Below is the deduction. I start from the primal problem. The Lagrangian is \begin{equation} L(\boldsymbol{w},b,\boldsymbol{\xi}; \boldsymbol{\alpha},\boldsymbol{\lambda}) = \frac{1}{2} \| \boldsymbol{w} \|^2 + C \sum_{i=1}^N \xi_i + \sum_{i=1}^N \alpha_i (1-\xi_i-y_i(\boldsymbol{w}^T\boldsymbol{x}_i -b)) + \sum_{i=1}^N \lambda_i \xi_i \end{equation} \begin{equation} \inf\limits_{\boldsymbol{\boldsymbol{w},b,\boldsymbol{\xi}}} L = \left\{ \begin{array}{c} \sum_{i=1}^N \alpha_i -\frac{1}{2}\|\sum_{i=1}^N \alpha_iy_i \boldsymbol{x}_i \|^2 &\quad \text{if } \alpha_i + \lambda_i \le C, \sum_{i=1}^N \alpha_i y_i = 0, \alpha_i \ge 0, \lambda_i \ge 0\\ -\infty &\quad \text{otherwise} \end{array} \right. \end{equation} So the dual problem is \begin{align} \min\limits_{\boldsymbol{\alpha}}&\; \frac{1}{2} \sum_{i=1}^N\sum_{j=1}^Ny_i y_j \boldsymbol{x}_i^T \boldsymbol{x}_j \alpha_i \alpha_j- \sum_{i=1}^N \alpha_i \\ &\; \alpha_i \ge 0 \\ &\; \lambda_i \ge 0 \\ &\; \alpha_i + \lambda_i \le C \\ &\; \sum_{i=1}^N \alpha_i y_i = 0 \end{align} The author eliminates $\boldsymbol{\lambda}$ as it does not appear in the object function but this elimination will leave out an important KKT condition.
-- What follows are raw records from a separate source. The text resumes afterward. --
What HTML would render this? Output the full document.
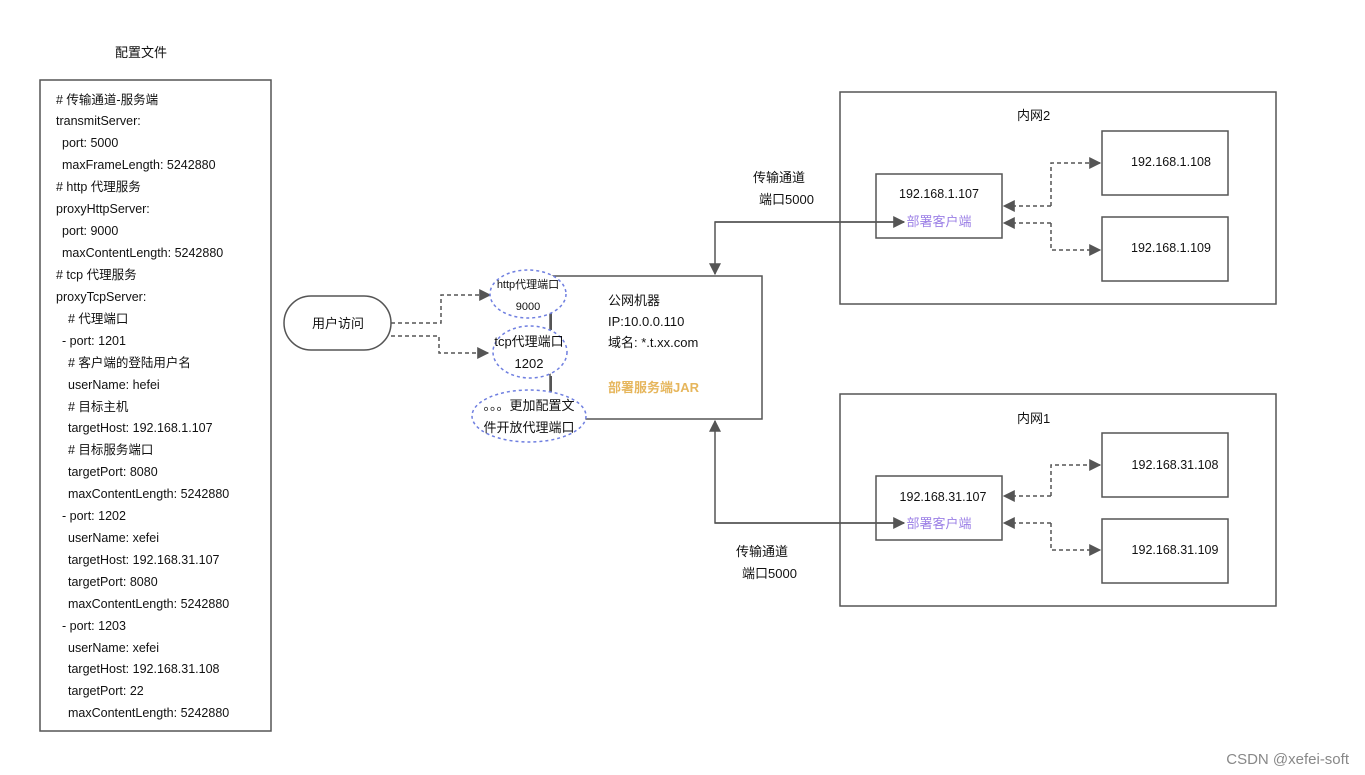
<!DOCTYPE html>
<html><head><meta charset="utf-8"><style>
html,body{margin:0;padding:0;background:#fff;}
svg{display:block;font-family:"Liberation Sans","Noto Sans CJK SC",sans-serif;}
</style></head><body>
<svg width="1365" height="775" viewBox="0 0 1365 775" xmlns="http://www.w3.org/2000/svg">
<defs>
<marker id="a" viewBox="0 0 10 10" refX="9" refY="5" markerWidth="8" markerHeight="8" orient="auto"><path d="M0,0 L10,5 L0,10 z" fill="#555"/></marker>
</defs>
<rect width="1365" height="775" fill="#fff"/>
<g font-size="13" fill="#111">
<text x="115" y="57">配置文件</text>
</g>
<rect x="40" y="80" width="231" height="651" fill="none" stroke="#555" stroke-width="1.5"/>
<g font-size="12.5" fill="#111">
<text x="56" y="104"># 传输通道-服务端</text>
<text x="56" y="125">transmitServer:</text>
<text x="62" y="147">port: 5000</text>
<text x="62" y="169">maxFrameLength: 5242880</text>
<text x="56" y="191"># http 代理服务</text>
<text x="56" y="213">proxyHttpServer:</text>
<text x="62" y="235">port: 9000</text>
<text x="62" y="257">maxContentLength: 5242880</text>
<text x="56" y="279"># tcp 代理服务</text>
<text x="56" y="301">proxyTcpServer:</text>
<text x="68" y="323"># 代理端口</text>
<text x="62" y="345">- port: 1201</text>
<text x="68" y="367"># 客户端的登陆用户名</text>
<text x="68" y="389">userName: hefei</text>
<text x="68" y="411"># 目标主机</text>
<text x="68" y="432">targetHost: 192.168.1.107</text>
<text x="68" y="454"># 目标服务端口</text>
<text x="68" y="476">targetPort: 8080</text>
<text x="68" y="498">maxContentLength: 5242880</text>
<text x="62" y="520">- port: 1202</text>
<text x="68" y="542">userName: xefei</text>
<text x="68" y="564">targetHost: 192.168.31.107</text>
<text x="68" y="586">targetPort: 8080</text>
<text x="68" y="608">maxContentLength: 5242880</text>
<text x="62" y="630">- port: 1203</text>
<text x="68" y="652">userName: xefei</text>
<text x="68" y="673">targetHost: 192.168.31.108</text>
<text x="68" y="695">targetPort: 22</text>
<text x="68" y="717">maxContentLength: 5242880</text>
</g>
<!-- user access -->
<rect x="284" y="296" width="107" height="54" rx="27" fill="#fff" stroke="#555" stroke-width="1.5"/>
<text x="338" y="328" font-size="13" text-anchor="middle" fill="#111">用户访问</text>
<g stroke="#555" stroke-width="1.5" fill="none" stroke-dasharray="4,3">
<path d="M391,323 H441 V295 H490" marker-end="url(#a)"/>
<path d="M391,336 H439 V353 H488" marker-end="url(#a)"/>
</g>
<!-- server box -->
<rect x="550" y="276" width="212" height="143" fill="#fff" stroke="#555" stroke-width="1.5"/>
<line x1="551" y1="310" x2="551" y2="330" stroke="#555" stroke-width="2"/>
<line x1="551" y1="376" x2="551" y2="393" stroke="#555" stroke-width="2"/>
<g stroke="#6f7fe0" stroke-width="1.5" fill="#fff" stroke-dasharray="3,3">
<ellipse cx="528" cy="294" rx="38" ry="24"/>
<ellipse cx="530" cy="352" rx="37" ry="26"/>
<ellipse cx="529" cy="416" rx="57" ry="26"/>
</g>
<g font-size="11" fill="#111" text-anchor="middle">
<text x="528" y="288">http代理端口</text>
<text x="528" y="310">9000</text>
</g>
<g font-size="13" fill="#111" text-anchor="middle">
<text x="529" y="346">tcp代理端口</text>
<text x="529" y="368">1202</text>
<text x="529" y="410">。。。更加配置文</text>
<text x="529" y="432">件开放代理端口</text>
</g>
<g font-size="13" fill="#111">
<text x="608" y="305">公网机器</text>
<text x="608" y="326">IP:10.0.0.110</text>
<text x="608" y="347">域名: *.t.xx.com</text>
</g>
<text x="608" y="392" font-size="13" font-weight="bold" fill="#e6b65c">部署服务端JAR</text>
<!-- net2 -->
<rect x="840" y="92" width="436" height="212" fill="none" stroke="#555" stroke-width="1.5"/>
<text x="1017" y="120" font-size="13" fill="#111">内网2</text>
<rect x="876" y="174" width="126" height="64" fill="#fff" stroke="#555" stroke-width="1.5"/>
<text x="939" y="198" font-size="12.5" text-anchor="middle" fill="#111">192.168.1.107</text>
<text x="939" y="226" font-size="13" text-anchor="middle" fill="#9b7fe6">部署客户端</text>
<rect x="1102" y="131" width="126" height="64" fill="#fff" stroke="#555" stroke-width="1.5"/>
<text x="1171" y="166" font-size="12.5" text-anchor="middle" fill="#111">192.168.1.108</text>
<rect x="1102" y="217" width="126" height="64" fill="#fff" stroke="#555" stroke-width="1.5"/>
<text x="1171" y="252" font-size="12.5" text-anchor="middle" fill="#111">192.168.1.109</text>
<!-- net1 -->
<rect x="840" y="394" width="436" height="212" fill="none" stroke="#555" stroke-width="1.5"/>
<text x="1017" y="423" font-size="13" fill="#111">内网1</text>
<rect x="876" y="476" width="126" height="64" fill="#fff" stroke="#555" stroke-width="1.5"/>
<text x="943" y="501" font-size="12.5" text-anchor="middle" fill="#111">192.168.31.107</text>
<text x="939" y="528" font-size="13" text-anchor="middle" fill="#9b7fe6">部署客户端</text>
<rect x="1102" y="433" width="126" height="64" fill="#fff" stroke="#555" stroke-width="1.5"/>
<text x="1175" y="469" font-size="12.5" text-anchor="middle" fill="#111">192.168.31.108</text>
<rect x="1102" y="519" width="126" height="64" fill="#fff" stroke="#555" stroke-width="1.5"/>
<text x="1175" y="554" font-size="12.5" text-anchor="middle" fill="#111">192.168.31.109</text>
<!-- dashed inner -->
<g stroke="#555" stroke-width="1.5" fill="none" stroke-dasharray="4,3" marker-end="url(#a)">
<path d="M1051,206 V163 H1100"/>
<path d="M1051,206 H1004"/>
<path d="M1051,223 V250 H1100"/>
<path d="M1051,223 H1004"/>
<path d="M1051,496 V465 H1100"/>
<path d="M1051,496 H1004"/>
<path d="M1051,523 V550 H1100"/>
<path d="M1051,523 H1004"/>
</g>
<!-- solid connectors -->
<g stroke="#555" stroke-width="1.5" fill="none">
<path d="M904,222 H715 V274" marker-end="url(#a)"/>
<path d="M715,222 H904" marker-end="url(#a)"/>
<path d="M904,523 H715 V421" marker-end="url(#a)"/>
<path d="M715,523 H904" marker-end="url(#a)"/>
</g>
<g font-size="13" fill="#111">
<text x="753" y="182">传输通道</text>
<text x="759" y="204">端口5000</text>
<text x="736" y="556">传输通道</text>
<text x="742" y="578">端口5000</text>
</g>
<text x="1349" y="764" font-size="15" text-anchor="end" fill="#888">CSDN @xefei-soft</text>
</svg>
</body></html>
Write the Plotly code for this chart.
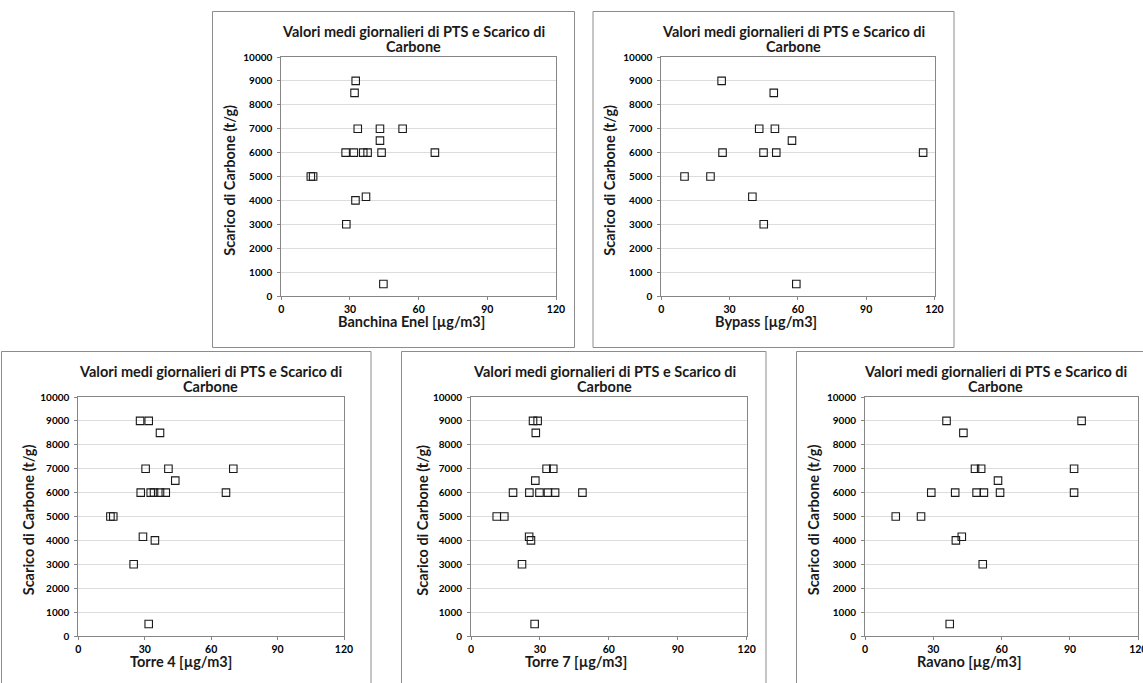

The complete KKT conditions are:

  • Primal feasibility: $y_i(\boldsymbol{w}^T\boldsymbol{x}_i - b) \ge 1 - \xi_i, \xi_i \ge 0$
  • Dual feasibility: $\alpha_i \ge 0, \lambda_i \ge 0, \alpha_i + \lambda_i \le C$
  • Complementary slackness: $\alpha_i(1-\xi_i-y_i(\boldsymbol{w}^T\boldsymbol{x}_i-b)) =0, \lambda_i \xi_i=0$
  • Gradient of Lagragian:$\lambda_i + \alpha_i = C, \sum_{i=1}^N \alpha_i y_i = 0,\boldsymbol{w}=\sum_{i=1}^N \alpha_i y_i \boldsymbol{x}_i$

Then we can prove author's KKT conditions

"$\Rightarrow$"

  1. If $\alpha_i=0$, $\lambda_i = C \Rightarrow \xi_i=0$. $y_i(\boldsymbol{w}^T\boldsymbol{x}_i - b) \ge 1 - \xi_i = 1$ i.e. $y_iu_i \ge 1$.
  2. If $0 < \alpha_i <C$, $y_i(\boldsymbol{w}^T\boldsymbol{x}_i -b) = 1- \xi_i$ and $0 < \lambda_i < C \Rightarrow \xi_i =0$, so $y_iu_i = 1$
  3. If $\alpha_i = C$, $y_i(\boldsymbol{w}^T\boldsymbol{x}_i-b)=1-\xi_i \le 1$ i.e. $y_iu_i \le 1$.

"$\Leftarrow$"

  1. $y_i(\boldsymbol{w}^T\boldsymbol{x}_i-b) > 1\Rightarrow 1 - \xi_i -y_i(\boldsymbol{w}^T\boldsymbol{x}_i-b) < 0 \Rightarrow \alpha_i = 0$
  2. $y_i(\boldsymbol{w}^T\boldsymbol{x}_i-b) = 1\Rightarrow \xi_i=0 \Rightarrow \alpha_i$ is unconstrained i.e. $0 \le \alpha_i \le C$.
  3. $y_i(\boldsymbol{w}^T\boldsymbol{x}_i-b) < 1\Rightarrow \xi > 0 \Rightarrow \lambda_i = 0 \Rightarrow \alpha_i=C$.